Dosyanın incelenmesinde,
Çocuk sanık …’in 04/12/1996 doğumlu olup, suç tarihi olan 17/10/2011 tarihi itibariyle 12 yaşından büyük 15 yaşından küçük olduğu, Aydın 1. Ağır Ceza Mahkemesinin 13.11.2012 tarihli ve 2012/36 esas, 2012/292 sayılı kararı ile sanığın 5237 sayılı Türk Ceza Kanunu’nun 148/1, 168/3,2, 31/2 ve 62/1. maddeleri gereğince 1 yıl 8 ay hapis cezası ile cezalandırılmasına, 5271 sayılı CMK’nın 231/5. maddesine göre hükmün açıklanmasının geri bırakılmasına ve aynı Yasanın 231/8 maddesi gereğince 5 yıl süre ile denetimli serbestlik tedbirine tabi tutulmasına karar verildiği, bu kararın itiraz edilmeden 11.12.2012 tarihinde kesinleştiği anlaşılmıştır.
5395 sayılı Çocuk Koruma Kanununun, hükmün açıklanmasının geri bırakılması başlıklı 23. maddesinde çocuğa yüklenen suçtan dolayı yapılan yargılama sonunda, Ceza Muhakemesi Kanunundaki koşulların varlığı halinde, mahkemece hükmün açıklanmasının geri bırakılmasına karar verilebileceği ancak, bu kişiler açısından denetim süresinin üç yıl olduğu belirtilmiştir.

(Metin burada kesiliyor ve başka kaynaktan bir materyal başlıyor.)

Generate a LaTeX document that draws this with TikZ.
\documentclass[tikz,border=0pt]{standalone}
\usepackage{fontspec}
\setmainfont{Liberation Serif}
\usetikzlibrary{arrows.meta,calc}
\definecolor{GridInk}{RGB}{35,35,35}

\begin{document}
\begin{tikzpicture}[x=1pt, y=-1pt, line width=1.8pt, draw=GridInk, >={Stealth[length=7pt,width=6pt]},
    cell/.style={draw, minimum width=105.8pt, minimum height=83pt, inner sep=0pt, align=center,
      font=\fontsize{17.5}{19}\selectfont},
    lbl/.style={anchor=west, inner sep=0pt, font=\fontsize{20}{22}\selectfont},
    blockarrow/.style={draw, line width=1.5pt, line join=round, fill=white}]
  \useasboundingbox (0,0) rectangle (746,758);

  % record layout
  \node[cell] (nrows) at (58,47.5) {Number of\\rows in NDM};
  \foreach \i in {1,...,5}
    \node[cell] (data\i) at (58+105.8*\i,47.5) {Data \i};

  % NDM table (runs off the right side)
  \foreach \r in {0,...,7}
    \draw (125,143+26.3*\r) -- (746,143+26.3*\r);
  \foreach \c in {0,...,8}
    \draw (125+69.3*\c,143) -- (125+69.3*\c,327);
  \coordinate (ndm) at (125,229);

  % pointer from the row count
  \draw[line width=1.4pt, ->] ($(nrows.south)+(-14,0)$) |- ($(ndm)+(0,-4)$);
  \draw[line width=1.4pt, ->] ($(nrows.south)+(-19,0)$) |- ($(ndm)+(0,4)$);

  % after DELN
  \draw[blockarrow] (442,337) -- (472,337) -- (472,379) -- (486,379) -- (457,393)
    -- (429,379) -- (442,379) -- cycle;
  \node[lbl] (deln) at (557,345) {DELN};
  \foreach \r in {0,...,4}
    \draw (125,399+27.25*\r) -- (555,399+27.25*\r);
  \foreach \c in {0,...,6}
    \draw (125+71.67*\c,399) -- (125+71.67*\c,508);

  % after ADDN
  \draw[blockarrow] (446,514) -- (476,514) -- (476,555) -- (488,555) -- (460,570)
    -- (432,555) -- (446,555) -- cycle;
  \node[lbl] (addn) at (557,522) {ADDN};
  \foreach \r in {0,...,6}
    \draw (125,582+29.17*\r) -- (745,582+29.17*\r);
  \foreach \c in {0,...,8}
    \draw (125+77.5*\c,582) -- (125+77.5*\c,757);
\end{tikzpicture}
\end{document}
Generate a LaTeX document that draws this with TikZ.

1-) Kanun yararına bozma istemine dayanan Yargıtay Cumhuriyet Başsavcılığının ihbar yazısı, incelenen dosya içeriğine göre yerinde görüldüğünden KABULÜ ile;
2-) Aydın 1. Ağır Ceza Mahkemesinin 13.11.2012 tarihli ve 2012/36 esas, 2012/292 sayılı kararının (3) numaralı hüküm fıkrasından ”CMK’nın 231/8 maddesi gereğince SSÇ’nin 5 yıl süre ile denetimli serbestlik tedbirine tabi tutulmasına’ ibaresi çıkartılarak yerine ”Sanığın 3 yıl süre ile denetim süresine tabi tutulmasına,” ibaresi yazılmasına,
3-) Aydın 1. Ağır Ceza Mahkemesinin 13.11.2012 tarihli ve 2012/36 esas, 2012/292 sayılı kararının yukarıda belirtilen şekilde düzeltilmesine ve kararın diğer yönlerinin aynen korunmasına, 09.05.2018 tarihinde oybirliğiyle karar verildi.